Add a second concrete storage backend that speaks the S3 protocol. Validated targets: Ceph RGW (primary self-hosted production target), MinIO (dev / CI), AWS S3 (interop check). The backend must satisfy the storage SPI without any leaks of S3-specific concepts into the registry.

Constraints

  • storage.spi.StorageBackend Protocol from WP-0001 is the contract.
  • No S3 vocabulary leaks into registry.* or api.*.
  • docs/ARCHITECTURE-BLUEPRINT.md storage-backend section.

Prerequisites

  • WP-0001 done (SPI exists, local backend exists as a reference).

D4.1 - Configuration Surface

id: ARTIFACT-STORE-WP-0004-T001
status: todo
priority: high
state_hub_task_id: "7b980a55-2364-48c3-98ac-081629a8d2b7"

Acceptance:

  • s3 backend configuration accepts: endpoint_url, region, bucket, key_prefix, access_key_ref, secret_key_ref, storage_class, sse (optional), multipart_threshold_bytes, multipart_chunk_bytes.
  • Credential references resolve from env vars or mounted files; never from request bodies.
  • Documented Ceph RGW configuration example checked in under docs/OPERATOR.md.

D4.2 - S3 Backend Implementation

id: ARTIFACT-STORE-WP-0004-T002
status: todo
priority: high

Acceptance:

  • storage.backends.s3.S3Backend implements the SPI using aioboto3 or aiobotocore (decision recorded in the workplan; whichever is better-maintained at implementation time).
  • Object key layout <key_prefix>/<digest_algorithm>/<hex[0:2]>/<hex[2:4]>/<hex>.
  • put uses multipart for objects above the configured threshold.
  • get supports Range.
  • head, delete, health implemented.
  • delete is idempotent (delete-of-missing returns success).

D4.3 - Backend Selection And Routing

id: ARTIFACT-STORE-WP-0004-T003
status: todo
priority: medium

Acceptance:

  • A registry can have multiple backends configured; package creation records which backend a file is stored in.
  • Per-package backend selection rule: configurable function of retention_class + producer; default routes everything to a single backend.
  • storage_locations.backend_id reflects the actual storage.

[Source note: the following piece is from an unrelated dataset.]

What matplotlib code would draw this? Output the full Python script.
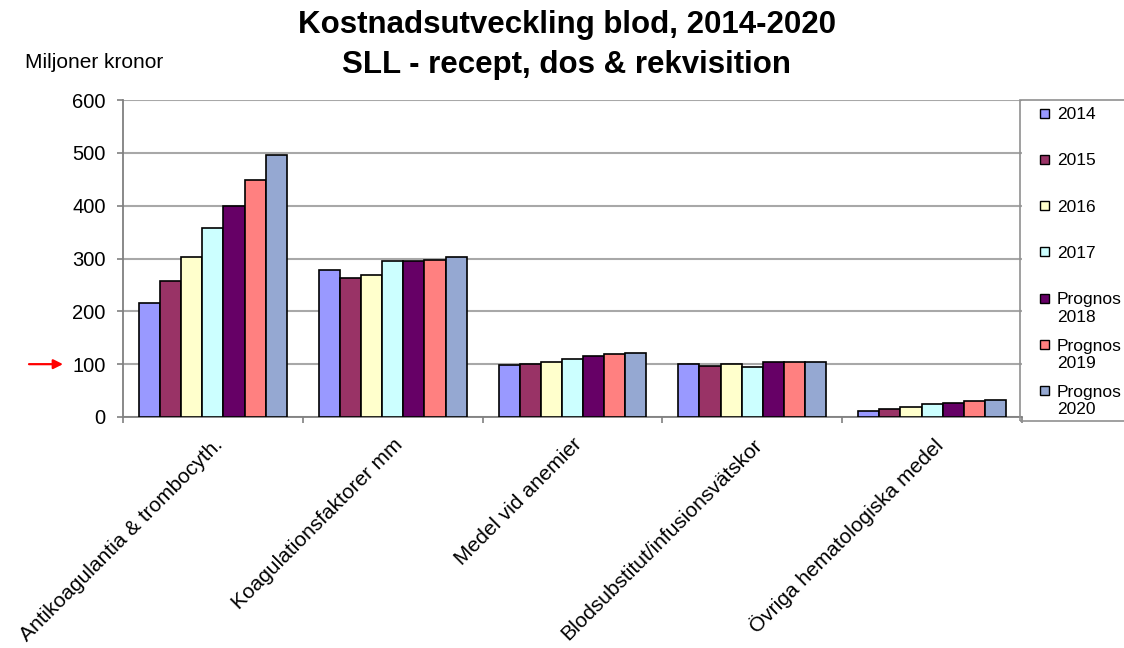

D4.4 - Test Strategy: MinIO In CI, RGW As Documented Manual Smoke

id: ARTIFACT-STORE-WP-0004-T004
status: todo
priority: high

Acceptance:

  • Integration tests run against MinIO via testcontainers-python (or a docker-compose fixture if testcontainers fights the WSL2 environment).
  • A documented manual procedure tests against a real Ceph RGW endpoint; results recorded in docs/OPERATOR.md.
  • No CI dependency on a live Ceph or AWS account.

D4.5 - Verification Pass

id: ARTIFACT-STORE-WP-0004-T005
status: todo
priority: medium

Acceptance:

  • artifactstore storage verify --backend s3 re-reads every object in the backend, recomputes its primary digest, and emits v1.storage.location_verified events.
  • Mismatches are reported as failed locations and surfaced via the health endpoint.

Success criteria

  • The same package ingestion flow that worked against local in WP-0001 works unchanged against s3.
  • Switching backend by config — without code changes in the registry or API layers — is the smoke test.